After consulting with our lawyers, we decided that we would prepare for a new lawsuit, in addition to the procedural failure on the part of the City Council, and include arrogation on the part of the city and the city’s responsibility in unfair treatment of a specific group of people (Japanese and Japanese-Americans).
We also included Los Angeles residents among the plaintiff. By doing so, we could maintain that since there are Californians among the plaintiff, this lawsuit is different from the one we filed in U.S. District Court. We filed this lawsuit in Superior Court of California, Los Angeles County, on September 3, 2014.
Against the petition we thus submitted, the City of Glendale brought up the Anti-SLAPP statute. The California Anti-SLAPP statute is meant to prevent frivolous lawsuits from impairing normal corporate activities. SLAPP stands for “strategic lawsuit against public participation”. The Anti-SLAPP statute was created in order to prevent individuals from easily suing organizations for slander and causing tremendous monetary damage to defendants. However, the Anti-SLAPP statute is not supposed to be applied in which a lawsuit is filed on behalf of the public good.

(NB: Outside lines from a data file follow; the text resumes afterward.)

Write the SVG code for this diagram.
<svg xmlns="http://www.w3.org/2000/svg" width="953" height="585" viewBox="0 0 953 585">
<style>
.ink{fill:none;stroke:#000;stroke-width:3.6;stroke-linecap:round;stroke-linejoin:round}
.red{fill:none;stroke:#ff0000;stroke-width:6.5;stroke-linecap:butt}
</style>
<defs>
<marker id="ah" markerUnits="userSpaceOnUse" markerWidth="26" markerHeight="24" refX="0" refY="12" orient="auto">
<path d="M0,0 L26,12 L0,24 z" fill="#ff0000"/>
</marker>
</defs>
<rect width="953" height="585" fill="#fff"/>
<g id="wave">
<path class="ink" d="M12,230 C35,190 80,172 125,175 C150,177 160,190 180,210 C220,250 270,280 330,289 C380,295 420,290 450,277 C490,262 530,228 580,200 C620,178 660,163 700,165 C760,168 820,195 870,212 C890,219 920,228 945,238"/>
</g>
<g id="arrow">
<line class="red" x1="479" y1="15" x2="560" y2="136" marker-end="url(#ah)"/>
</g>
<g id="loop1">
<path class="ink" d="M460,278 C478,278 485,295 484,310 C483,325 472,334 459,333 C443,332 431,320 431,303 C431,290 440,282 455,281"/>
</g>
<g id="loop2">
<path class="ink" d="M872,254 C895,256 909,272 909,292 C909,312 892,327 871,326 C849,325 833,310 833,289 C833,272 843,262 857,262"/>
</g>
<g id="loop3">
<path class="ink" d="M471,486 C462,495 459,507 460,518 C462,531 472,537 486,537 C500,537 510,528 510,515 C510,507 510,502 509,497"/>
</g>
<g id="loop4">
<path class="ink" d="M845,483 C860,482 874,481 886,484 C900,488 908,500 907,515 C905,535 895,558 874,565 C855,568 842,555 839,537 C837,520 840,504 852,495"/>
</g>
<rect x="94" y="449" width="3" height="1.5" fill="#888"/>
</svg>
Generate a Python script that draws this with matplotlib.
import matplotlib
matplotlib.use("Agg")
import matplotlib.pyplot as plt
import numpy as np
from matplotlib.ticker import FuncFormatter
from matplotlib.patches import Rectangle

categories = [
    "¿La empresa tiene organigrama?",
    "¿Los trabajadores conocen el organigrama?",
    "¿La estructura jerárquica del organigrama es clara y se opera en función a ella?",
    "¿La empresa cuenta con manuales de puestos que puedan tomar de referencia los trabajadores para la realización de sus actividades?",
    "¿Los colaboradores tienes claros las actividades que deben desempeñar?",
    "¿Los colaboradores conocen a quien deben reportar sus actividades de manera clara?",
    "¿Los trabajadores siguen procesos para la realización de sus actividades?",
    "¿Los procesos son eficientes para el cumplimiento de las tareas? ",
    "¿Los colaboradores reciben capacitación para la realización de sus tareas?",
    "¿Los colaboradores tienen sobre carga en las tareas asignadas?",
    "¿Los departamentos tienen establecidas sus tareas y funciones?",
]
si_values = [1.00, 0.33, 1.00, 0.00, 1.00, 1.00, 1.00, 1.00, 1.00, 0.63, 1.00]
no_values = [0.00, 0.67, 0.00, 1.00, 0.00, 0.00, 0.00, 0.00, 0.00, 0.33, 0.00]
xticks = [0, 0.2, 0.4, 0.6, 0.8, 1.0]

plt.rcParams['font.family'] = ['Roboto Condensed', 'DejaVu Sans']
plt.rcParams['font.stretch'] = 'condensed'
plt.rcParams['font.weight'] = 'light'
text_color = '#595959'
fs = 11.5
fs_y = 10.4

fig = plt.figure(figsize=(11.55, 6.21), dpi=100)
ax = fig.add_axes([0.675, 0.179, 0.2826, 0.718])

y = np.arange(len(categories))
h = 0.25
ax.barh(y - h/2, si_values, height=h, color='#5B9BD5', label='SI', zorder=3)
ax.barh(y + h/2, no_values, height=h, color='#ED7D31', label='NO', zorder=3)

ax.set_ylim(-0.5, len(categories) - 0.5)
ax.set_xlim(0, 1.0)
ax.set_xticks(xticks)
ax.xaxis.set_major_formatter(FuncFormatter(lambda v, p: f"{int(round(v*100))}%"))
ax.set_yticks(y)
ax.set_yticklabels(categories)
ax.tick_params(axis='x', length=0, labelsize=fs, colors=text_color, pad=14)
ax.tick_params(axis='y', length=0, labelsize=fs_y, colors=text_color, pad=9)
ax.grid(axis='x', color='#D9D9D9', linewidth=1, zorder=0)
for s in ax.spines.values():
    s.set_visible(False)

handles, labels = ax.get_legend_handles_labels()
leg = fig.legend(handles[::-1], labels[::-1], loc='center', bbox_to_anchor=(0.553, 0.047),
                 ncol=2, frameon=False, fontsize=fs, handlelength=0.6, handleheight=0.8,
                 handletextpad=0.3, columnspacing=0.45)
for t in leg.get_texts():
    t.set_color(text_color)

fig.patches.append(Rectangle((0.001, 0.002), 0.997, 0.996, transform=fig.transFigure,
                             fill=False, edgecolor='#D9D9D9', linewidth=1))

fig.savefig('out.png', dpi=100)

Nevertheless, the City of Glendale did use the anti-SLAPP statute against us.
Biased Judge Linfield
Court was held under Los Angeles County Superior Court Judge Michael Linfield on February 23, 2015. This judge had a habit of sending a tentative ruling to both the plaintiff and the defendant, immediately before the start of the trial. The tentative ruling began with the following statement:
There can be no legitimate dispute that the Japanese government engaged in a horrendous crimes against the Comfort Women prior to and during World War II. The United States House of Representatives—and even the Japanese government itself—has recognized these abuses.

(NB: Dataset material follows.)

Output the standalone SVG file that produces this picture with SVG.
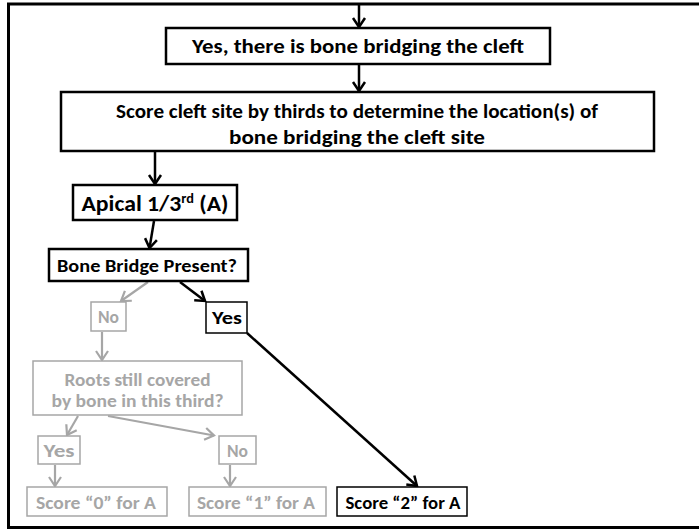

This statement is totally unacceptable. First, the point of the lawsuit was that the City of Glendale meddled with a diplomatic issue which is the exclusive purview of the Federal Government, thereby violating the United States Constitution. Therefore, the allegations against the Japanese Government concerning the comfort-women are not at issue. It is totally reprehensible that such a view appears in a tentative ruling. Second, one can clearly see that Judge Linfield sees this trial in terms “good and evil”, and that those trying to help “evil” are in fact “evil” themselves.
In court, our lawyers did their best, rebutting Judge Linfield. However, Judge Linfield ruled that the case was a rare exception and ruled the tentative ruling as final. Judge Linfield adopted the Anti-SLAPP motion presented by the City.

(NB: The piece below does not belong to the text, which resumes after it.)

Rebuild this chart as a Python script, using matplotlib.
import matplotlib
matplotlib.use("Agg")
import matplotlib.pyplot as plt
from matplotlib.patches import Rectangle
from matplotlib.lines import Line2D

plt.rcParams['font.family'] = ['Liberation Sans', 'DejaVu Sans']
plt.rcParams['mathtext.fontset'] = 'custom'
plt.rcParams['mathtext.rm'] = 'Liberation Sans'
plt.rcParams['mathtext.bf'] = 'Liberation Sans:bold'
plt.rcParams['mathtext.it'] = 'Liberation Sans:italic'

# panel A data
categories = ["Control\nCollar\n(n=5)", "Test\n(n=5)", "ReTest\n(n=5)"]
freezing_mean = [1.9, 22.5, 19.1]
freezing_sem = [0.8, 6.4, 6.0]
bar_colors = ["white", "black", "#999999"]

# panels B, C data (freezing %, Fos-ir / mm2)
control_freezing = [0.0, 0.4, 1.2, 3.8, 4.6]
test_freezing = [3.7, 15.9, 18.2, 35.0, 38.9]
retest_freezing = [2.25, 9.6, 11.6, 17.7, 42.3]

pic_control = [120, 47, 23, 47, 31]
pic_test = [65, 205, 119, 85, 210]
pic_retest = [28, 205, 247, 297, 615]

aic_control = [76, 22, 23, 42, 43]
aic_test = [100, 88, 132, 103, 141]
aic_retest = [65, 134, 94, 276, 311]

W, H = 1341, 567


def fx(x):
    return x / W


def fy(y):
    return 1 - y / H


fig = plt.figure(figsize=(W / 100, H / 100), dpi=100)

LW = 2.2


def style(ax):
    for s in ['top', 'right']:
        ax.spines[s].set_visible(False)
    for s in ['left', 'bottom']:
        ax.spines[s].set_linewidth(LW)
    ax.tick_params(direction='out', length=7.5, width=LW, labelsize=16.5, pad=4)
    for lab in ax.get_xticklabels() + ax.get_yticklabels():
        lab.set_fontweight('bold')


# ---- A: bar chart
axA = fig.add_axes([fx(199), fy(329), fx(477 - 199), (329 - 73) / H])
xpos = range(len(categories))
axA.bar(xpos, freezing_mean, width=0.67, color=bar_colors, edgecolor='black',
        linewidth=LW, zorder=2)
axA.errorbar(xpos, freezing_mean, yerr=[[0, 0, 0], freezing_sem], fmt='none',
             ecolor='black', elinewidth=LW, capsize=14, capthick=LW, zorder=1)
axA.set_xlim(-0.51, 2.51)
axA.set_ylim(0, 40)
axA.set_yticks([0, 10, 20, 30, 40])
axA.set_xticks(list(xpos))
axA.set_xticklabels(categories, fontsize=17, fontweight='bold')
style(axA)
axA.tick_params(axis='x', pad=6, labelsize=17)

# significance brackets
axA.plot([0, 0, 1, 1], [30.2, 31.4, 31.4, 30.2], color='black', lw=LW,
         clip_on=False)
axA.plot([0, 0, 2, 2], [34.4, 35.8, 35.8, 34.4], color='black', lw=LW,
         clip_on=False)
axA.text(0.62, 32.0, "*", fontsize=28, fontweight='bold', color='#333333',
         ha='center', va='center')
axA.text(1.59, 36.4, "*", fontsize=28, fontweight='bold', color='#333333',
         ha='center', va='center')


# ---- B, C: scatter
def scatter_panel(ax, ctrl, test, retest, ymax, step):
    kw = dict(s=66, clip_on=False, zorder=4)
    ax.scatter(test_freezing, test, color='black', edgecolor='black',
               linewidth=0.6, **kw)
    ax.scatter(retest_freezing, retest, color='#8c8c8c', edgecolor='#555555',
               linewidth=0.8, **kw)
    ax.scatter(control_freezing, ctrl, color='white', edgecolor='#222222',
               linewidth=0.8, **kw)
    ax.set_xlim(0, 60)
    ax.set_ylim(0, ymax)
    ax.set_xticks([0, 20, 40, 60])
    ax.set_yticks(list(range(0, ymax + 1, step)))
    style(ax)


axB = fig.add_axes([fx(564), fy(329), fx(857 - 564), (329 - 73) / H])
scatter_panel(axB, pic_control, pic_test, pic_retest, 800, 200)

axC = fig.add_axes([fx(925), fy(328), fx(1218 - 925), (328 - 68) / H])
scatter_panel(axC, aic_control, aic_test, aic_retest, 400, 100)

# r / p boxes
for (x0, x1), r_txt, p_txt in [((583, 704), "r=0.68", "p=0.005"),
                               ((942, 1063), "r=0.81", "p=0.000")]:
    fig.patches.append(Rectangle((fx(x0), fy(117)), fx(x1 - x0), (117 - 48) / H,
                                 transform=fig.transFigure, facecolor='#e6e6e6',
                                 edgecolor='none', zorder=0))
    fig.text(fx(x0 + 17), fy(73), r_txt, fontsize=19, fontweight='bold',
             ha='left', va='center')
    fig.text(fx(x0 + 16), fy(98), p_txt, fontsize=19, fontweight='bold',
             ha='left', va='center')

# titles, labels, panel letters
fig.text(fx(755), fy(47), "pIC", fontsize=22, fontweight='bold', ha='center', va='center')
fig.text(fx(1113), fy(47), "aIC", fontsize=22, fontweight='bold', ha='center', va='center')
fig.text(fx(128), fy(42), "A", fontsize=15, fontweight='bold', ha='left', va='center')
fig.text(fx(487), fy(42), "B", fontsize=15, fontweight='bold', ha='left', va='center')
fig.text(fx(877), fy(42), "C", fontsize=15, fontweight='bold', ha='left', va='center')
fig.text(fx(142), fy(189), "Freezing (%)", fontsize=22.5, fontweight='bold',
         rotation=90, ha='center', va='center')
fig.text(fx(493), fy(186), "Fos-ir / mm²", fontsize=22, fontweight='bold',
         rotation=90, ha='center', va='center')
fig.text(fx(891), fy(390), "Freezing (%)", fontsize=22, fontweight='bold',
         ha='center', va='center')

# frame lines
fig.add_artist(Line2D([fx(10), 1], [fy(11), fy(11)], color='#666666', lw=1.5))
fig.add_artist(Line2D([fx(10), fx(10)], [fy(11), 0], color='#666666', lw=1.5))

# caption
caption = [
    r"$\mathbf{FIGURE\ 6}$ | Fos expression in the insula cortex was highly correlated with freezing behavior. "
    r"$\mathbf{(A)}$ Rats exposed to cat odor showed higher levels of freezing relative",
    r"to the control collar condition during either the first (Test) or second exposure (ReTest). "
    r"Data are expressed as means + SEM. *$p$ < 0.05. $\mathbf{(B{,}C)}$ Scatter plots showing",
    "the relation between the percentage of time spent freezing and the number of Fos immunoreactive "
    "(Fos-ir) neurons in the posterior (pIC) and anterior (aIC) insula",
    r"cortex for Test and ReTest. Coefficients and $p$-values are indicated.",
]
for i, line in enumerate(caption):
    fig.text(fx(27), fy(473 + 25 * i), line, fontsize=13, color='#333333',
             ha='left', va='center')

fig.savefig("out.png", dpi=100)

Clearly, there was a big problem in court—a biased judge. His biased attitude was already evident in the preliminary verdict made prior to the trial itself. During the trial, Judge Linfield often disclosed his bias, saying that he would not care to deal with such an uncivilized bunch. Moreover, Judge Linfield committed trespass. A judge is to make a ruling based solely on the information provided by the plaintiff and the defendant. Judge Linfield broke this rule. He visited the park where the comfort-woman statue in question stands, in person, and took photographs of the statue, which he presented in court during the trial. He reportedly acted in accordance with the request of a Korean-American group.
We lost the Anti-SLAPP lawsuit
Once an Anti-SLAPP motion is adopted, the loser is liable for legal fees. Accordingly, a hearing on August 25 determined how much we owed as the loser and it was ruled that the plaintiff will pay over $150,000 in attorney’s fees plus interest, for the period beginning August 25 until the day of complete payment. We paid a total of $150,992.34 on September 16.
We decided to appeal to a higher court. This time, our petition of appeal included a count of protest against a biased judge and a rebuttal against the Anti-SLAPP motion presented by the City of Glendale. We submitted the petition of appeal to the California Court of Appeals on October 26, 2015.
Unlike the first trial, in the Court of Appeals, three judges sit on the bench, so one can expect a fairer judgment to be made. If the Court of Appeals demands that the first trial
be re-tried, we will surely ask for another judge, for we have a right to refuse Judge Linfield in a new trial. Then, if the Anti-SLAPP motion is overturned, the legal fee we paid after we lost the lawsuit will be returned to us.
Struggle in court continues
More important is, of course, to win in the main lawsuit. For that goal, we continue with our utmost efforts. On January 25, 2016, the City of Glendale submitted an objection to the petition of appeal we submitted in October 2015. Against their objection, we will submit a rebuttal by April 14. We hope the second trial will open in the latter half of 2016 or early in 2017.
In American society, where information regarding the comfort-women is biased in Korea’s favor, we have painfully learned that it is very difficult to demand the removal of the comfort-woman statue, even through due process. So, in order to support the ongoing legal struggle, we will continue publishing English-language books which explain the fact that the comfort-women were not “sex slaves” and distributing Japanese-language literature in English to members of the U.S. Congress and scholars in America.